Fear is so powerful. This is why employing fear is one of the most effective marketing tactics. Perusahaan asuransi sudah dari dulu menerapkan fear based marketing, yang dengan cepat strategi ini diadopsi oleh berbagai industri lain. Kita melihat iklan pemanis buatan yang memanfaatkan ketakutan kita akan diabetes. Perusahaan pembersih lantai, memainkan ketakutan kita akan kuman. Industri kecantikan menggarisbawahi ketakutan kita tidak diterima masyarakat. Merek-merek produk natural acap kali menggunakan ketakutan kita akan chemicals.

Marketers’ approach dalam mengaplikasikan fear based marketing ini biasanya terdiri dari 2 hal:
1. Reason to be fearful
Memahami ketakutan konsumen yang akan di-highlight.
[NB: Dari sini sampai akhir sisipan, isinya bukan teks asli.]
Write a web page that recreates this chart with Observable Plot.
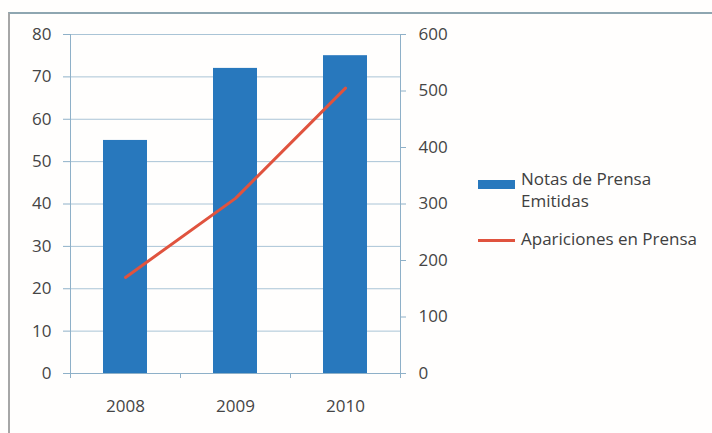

Behavioral psychologist Dr. Wyatt Woodsmall mengatakan bahwa:
“If you can find out what people’s worst nightmare is, camp out inside their nightmare…[they’ll] do anything…to get out of that situation.”
Fear dilandaskan pada 2 hal: perceived vulnerability (seberapa besar kemungkinan akan terjadinya fear tersebut) dan perceived severity (rasa sakit yang timbul karena fear yang jadi kenyataan) It is difficult to manufacture fear that doesn’t exist alias jangan mengada-adakan fear. The right approach adalah menggunakan fear that already exists - dan fears of the unknown adalah fundamental fear yang didefinisikan oleh Carleton (2016) sebagai berikut:
"the perceived absence of information at any level of consciousness or point of processing"
2. The Solution
Never manipulate customers, instead inspiring customers to make sensible and informed decisions based on reliable, honest approach atau campaign. We want to build a positive rapport dengan konsumen, bukannya memanfaatkan their fear dengan mengambil keputusan tak masuk akal. Jadi, kalau kita mau membantu people against their fear, don’t sell false claims of products; Don’t force people to buy your products. At the end, solusi yang dimaksud di sini adalah membantu konsumen/people mengatasi ketakutan mereka dengan melakukan positive changes sekaligus membangun trust dan authority of our brand dan company. Mau membantu orang mengatasi ketakutannya akan kemungkinan berbagai jenis penyakit karena merokok, we can use fear based marketing approach to help people to stop smoking.
Fear marketing hanyalah salah satu marketing tactis, dan tidak harus “gloomy” dengan klaim yang seram. Do understand a fine line between ethical and unethical fear based marketing. Don’t cross the line.